[start Source data]

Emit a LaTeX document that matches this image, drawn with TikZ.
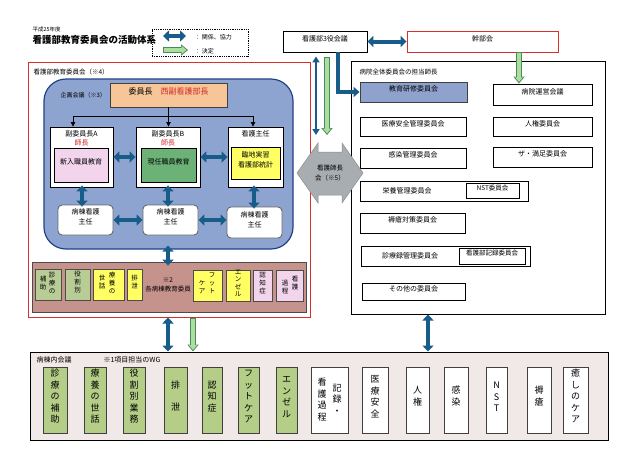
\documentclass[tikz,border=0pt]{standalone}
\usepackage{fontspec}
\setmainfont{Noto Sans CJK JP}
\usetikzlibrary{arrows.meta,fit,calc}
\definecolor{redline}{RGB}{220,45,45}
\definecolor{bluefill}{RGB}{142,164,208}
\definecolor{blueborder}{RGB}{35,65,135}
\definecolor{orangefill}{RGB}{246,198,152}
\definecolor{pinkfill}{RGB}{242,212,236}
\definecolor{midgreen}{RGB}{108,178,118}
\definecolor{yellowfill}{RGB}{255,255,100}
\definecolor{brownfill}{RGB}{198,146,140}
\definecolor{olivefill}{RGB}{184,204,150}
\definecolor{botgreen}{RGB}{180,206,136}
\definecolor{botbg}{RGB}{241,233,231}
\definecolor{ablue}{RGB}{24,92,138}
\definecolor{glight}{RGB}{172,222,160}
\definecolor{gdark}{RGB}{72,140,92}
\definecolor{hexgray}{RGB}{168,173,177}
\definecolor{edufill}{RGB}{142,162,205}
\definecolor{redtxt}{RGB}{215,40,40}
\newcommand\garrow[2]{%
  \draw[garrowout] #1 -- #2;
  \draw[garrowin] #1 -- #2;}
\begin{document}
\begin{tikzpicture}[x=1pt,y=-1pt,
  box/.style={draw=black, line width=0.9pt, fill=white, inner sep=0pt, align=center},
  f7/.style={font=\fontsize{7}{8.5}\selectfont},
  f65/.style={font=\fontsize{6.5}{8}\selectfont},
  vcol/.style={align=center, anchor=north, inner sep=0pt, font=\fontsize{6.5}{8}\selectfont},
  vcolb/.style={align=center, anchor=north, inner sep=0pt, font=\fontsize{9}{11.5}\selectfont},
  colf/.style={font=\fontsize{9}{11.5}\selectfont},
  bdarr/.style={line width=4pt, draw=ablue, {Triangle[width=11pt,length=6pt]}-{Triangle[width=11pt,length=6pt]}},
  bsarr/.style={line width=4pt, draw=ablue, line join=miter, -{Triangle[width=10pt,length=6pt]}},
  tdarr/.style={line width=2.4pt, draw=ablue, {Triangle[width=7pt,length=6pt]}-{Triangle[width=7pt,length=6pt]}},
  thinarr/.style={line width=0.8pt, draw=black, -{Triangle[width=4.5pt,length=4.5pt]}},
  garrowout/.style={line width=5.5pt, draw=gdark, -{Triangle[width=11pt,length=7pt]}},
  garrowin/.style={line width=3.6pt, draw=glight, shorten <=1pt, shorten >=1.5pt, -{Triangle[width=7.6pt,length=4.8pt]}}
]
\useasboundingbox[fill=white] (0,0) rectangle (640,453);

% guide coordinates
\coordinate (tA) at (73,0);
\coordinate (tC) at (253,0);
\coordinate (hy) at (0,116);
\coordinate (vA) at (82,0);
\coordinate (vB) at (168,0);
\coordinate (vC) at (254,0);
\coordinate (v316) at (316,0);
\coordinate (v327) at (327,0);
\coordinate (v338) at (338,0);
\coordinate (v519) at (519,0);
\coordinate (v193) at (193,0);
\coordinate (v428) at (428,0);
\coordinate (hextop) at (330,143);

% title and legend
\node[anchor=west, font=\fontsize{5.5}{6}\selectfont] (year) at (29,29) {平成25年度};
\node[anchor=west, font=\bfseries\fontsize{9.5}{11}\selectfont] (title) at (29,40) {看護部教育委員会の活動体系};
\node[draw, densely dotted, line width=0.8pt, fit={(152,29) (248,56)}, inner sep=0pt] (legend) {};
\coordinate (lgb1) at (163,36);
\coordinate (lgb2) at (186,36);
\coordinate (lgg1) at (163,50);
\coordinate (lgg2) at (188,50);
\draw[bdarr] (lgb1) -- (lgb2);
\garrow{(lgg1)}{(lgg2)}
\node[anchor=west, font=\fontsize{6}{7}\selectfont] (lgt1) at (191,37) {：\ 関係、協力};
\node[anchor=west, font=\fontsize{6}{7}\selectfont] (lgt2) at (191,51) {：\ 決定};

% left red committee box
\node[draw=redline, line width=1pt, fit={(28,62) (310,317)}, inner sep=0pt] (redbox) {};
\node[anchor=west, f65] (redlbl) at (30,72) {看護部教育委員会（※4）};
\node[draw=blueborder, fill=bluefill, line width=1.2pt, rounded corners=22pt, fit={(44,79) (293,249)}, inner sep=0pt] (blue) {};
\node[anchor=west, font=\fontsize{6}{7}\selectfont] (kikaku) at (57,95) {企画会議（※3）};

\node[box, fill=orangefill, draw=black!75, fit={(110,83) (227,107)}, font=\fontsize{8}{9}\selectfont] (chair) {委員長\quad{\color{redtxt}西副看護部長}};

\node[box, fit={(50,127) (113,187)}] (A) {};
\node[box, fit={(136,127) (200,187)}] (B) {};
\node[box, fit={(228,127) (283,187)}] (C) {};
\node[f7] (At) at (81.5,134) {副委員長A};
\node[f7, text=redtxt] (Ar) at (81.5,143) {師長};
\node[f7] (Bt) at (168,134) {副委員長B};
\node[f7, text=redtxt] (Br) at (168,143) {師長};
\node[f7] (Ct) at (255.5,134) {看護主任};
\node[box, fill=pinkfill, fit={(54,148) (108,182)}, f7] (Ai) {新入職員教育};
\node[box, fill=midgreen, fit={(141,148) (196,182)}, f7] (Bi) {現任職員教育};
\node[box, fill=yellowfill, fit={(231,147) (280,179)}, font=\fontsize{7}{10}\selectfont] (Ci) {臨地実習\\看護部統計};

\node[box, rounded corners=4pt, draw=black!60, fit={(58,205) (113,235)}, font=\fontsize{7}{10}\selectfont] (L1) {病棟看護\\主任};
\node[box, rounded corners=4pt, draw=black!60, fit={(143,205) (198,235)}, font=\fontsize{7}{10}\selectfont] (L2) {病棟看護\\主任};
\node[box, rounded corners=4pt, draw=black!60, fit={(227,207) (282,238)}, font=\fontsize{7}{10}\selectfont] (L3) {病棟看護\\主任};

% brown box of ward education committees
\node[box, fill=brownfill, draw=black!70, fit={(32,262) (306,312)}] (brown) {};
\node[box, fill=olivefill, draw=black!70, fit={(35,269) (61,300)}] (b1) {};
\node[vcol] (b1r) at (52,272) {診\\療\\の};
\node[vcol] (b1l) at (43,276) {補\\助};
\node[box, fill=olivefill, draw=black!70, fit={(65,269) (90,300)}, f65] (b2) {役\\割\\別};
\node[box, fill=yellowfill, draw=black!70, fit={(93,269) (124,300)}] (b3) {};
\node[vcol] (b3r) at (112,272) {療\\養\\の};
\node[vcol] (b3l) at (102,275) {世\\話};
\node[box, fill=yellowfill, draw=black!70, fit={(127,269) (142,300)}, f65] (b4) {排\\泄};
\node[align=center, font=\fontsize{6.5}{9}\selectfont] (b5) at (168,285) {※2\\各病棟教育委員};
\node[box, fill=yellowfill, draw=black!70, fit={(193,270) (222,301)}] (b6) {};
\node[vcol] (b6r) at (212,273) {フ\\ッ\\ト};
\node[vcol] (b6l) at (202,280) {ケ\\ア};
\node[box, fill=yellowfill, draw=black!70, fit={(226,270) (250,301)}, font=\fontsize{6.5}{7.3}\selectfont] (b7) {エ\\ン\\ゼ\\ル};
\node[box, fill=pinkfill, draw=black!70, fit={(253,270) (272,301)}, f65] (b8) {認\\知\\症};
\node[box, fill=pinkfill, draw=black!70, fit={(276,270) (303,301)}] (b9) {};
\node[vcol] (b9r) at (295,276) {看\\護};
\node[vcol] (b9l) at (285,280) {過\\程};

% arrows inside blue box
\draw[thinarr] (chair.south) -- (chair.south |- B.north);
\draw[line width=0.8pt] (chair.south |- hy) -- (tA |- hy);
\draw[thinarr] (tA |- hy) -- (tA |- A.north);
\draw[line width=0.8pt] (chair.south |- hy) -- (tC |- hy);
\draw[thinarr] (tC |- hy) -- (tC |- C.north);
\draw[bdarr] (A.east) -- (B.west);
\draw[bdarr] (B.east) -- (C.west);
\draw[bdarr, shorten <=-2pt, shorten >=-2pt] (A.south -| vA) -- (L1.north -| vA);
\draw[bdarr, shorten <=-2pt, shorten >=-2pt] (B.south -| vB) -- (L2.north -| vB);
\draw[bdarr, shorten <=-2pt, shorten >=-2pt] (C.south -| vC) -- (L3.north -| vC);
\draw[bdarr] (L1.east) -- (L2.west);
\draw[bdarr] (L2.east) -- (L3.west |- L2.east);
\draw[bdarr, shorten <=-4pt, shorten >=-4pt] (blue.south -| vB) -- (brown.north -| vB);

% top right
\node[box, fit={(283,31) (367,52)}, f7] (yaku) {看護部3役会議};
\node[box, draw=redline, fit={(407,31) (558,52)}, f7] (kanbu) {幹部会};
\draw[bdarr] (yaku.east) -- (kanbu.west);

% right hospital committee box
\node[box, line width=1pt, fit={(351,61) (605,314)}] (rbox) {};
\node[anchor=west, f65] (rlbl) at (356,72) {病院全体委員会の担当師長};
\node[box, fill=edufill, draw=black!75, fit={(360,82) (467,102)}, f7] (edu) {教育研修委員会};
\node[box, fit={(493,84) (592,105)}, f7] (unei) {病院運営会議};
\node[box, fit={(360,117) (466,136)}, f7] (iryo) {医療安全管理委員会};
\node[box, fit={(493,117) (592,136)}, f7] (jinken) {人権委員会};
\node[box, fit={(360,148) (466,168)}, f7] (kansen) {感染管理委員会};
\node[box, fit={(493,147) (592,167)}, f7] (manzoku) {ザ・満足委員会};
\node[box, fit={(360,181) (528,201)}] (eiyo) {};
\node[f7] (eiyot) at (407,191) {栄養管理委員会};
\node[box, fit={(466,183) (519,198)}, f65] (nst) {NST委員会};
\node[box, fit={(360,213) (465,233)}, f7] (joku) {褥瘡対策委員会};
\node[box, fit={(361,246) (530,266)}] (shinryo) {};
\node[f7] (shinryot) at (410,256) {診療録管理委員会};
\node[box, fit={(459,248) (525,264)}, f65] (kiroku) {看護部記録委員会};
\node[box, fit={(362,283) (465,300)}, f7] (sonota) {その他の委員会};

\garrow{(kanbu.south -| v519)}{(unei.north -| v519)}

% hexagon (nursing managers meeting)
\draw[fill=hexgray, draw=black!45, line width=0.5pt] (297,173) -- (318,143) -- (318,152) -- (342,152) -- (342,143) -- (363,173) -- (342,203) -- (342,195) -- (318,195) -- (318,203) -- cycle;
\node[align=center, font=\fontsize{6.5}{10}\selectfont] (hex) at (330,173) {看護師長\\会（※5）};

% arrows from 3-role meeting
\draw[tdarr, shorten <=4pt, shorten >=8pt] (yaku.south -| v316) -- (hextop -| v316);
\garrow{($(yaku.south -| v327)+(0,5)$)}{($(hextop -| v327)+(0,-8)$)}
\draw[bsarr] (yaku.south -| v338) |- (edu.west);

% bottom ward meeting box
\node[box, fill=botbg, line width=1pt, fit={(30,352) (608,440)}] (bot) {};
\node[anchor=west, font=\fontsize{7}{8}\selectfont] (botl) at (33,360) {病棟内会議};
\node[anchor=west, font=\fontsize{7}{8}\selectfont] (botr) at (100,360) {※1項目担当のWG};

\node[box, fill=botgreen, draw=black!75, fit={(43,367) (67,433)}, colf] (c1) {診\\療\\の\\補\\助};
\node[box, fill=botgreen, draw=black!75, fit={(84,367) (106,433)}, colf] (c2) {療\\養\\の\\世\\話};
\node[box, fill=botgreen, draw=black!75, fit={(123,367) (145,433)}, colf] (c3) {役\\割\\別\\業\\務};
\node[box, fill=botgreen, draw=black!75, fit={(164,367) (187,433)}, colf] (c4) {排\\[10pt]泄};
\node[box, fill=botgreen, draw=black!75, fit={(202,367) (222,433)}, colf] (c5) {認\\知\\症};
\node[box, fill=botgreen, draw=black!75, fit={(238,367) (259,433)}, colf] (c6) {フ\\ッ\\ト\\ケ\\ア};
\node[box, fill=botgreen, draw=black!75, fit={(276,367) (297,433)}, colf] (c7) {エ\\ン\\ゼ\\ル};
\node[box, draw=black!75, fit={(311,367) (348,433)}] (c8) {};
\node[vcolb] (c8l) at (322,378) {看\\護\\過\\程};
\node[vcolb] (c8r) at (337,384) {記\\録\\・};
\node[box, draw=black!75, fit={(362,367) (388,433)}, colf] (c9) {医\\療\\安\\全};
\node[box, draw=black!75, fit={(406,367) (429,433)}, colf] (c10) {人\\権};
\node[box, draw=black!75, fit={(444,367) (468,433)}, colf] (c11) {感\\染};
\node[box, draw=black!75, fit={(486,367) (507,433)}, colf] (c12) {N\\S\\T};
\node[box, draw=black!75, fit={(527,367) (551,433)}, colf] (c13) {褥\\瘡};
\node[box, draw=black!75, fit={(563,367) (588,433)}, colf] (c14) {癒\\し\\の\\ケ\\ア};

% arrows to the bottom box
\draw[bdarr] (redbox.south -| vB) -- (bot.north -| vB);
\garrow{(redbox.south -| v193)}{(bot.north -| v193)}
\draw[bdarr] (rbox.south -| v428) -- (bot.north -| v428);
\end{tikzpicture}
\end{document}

[end Source data]

Given exercise:
From the first line above to the line containing "(0,0) rectangle (640,453);", repeat each line exactly. Pictures stay out.

Answer to this problem:
Emit a LaTeX document that matches this image, drawn with TikZ.
\documentclass[tikz,border=0pt]{standalone}
\usepackage{fontspec}
\setmainfont{Noto Sans CJK JP}
\usetikzlibrary{arrows.meta,fit,calc}
\definecolor{redline}{RGB}{220,45,45}
\definecolor{bluefill}{RGB}{142,164,208}
\definecolor{blueborder}{RGB}{35,65,135}
\definecolor{orangefill}{RGB}{246,198,152}
\definecolor{pinkfill}{RGB}{242,212,236}
\definecolor{midgreen}{RGB}{108,178,118}
\definecolor{yellowfill}{RGB}{255,255,100}
\definecolor{brownfill}{RGB}{198,146,140}
\definecolor{olivefill}{RGB}{184,204,150}
\definecolor{botgreen}{RGB}{180,206,136}
\definecolor{botbg}{RGB}{241,233,231}
\definecolor{ablue}{RGB}{24,92,138}
\definecolor{glight}{RGB}{172,222,160}
\definecolor{gdark}{RGB}{72,140,92}
\definecolor{hexgray}{RGB}{168,173,177}
\definecolor{edufill}{RGB}{142,162,205}
\definecolor{redtxt}{RGB}{215,40,40}
\newcommand\garrow[2]{%
  \draw[garrowout] #1 -- #2;
  \draw[garrowin] #1 -- #2;}
\begin{document}
\begin{tikzpicture}[x=1pt,y=-1pt,
  box/.style={draw=black, line width=0.9pt, fill=white, inner sep=0pt, align=center},
  f7/.style={font=\fontsize{7}{8.5}\selectfont},
  f65/.style={font=\fontsize{6.5}{8}\selectfont},
  vcol/.style={align=center, anchor=north, inner sep=0pt, font=\fontsize{6.5}{8}\selectfont},
  vcolb/.style={align=center, anchor=north, inner sep=0pt, font=\fontsize{9}{11.5}\selectfont},
  colf/.style={font=\fontsize{9}{11.5}\selectfont},
  bdarr/.style={line width=4pt, draw=ablue, {Triangle[width=11pt,length=6pt]}-{Triangle[width=11pt,length=6pt]}},
  bsarr/.style={line width=4pt, draw=ablue, line join=miter, -{Triangle[width=10pt,length=6pt]}},
  tdarr/.style={line width=2.4pt, draw=ablue, {Triangle[width=7pt,length=6pt]}-{Triangle[width=7pt,length=6pt]}},
  thinarr/.style={line width=0.8pt, draw=black, -{Triangle[width=4.5pt,length=4.5pt]}},
  garrowout/.style={line width=5.5pt, draw=gdark, -{Triangle[width=11pt,length=7pt]}},
  garrowin/.style={line width=3.6pt, draw=glight, shorten <=1pt, shorten >=1.5pt, -{Triangle[width=7.6pt,length=4.8pt]}}
]
\useasboundingbox[fill=white] (0,0) rectangle (640,453);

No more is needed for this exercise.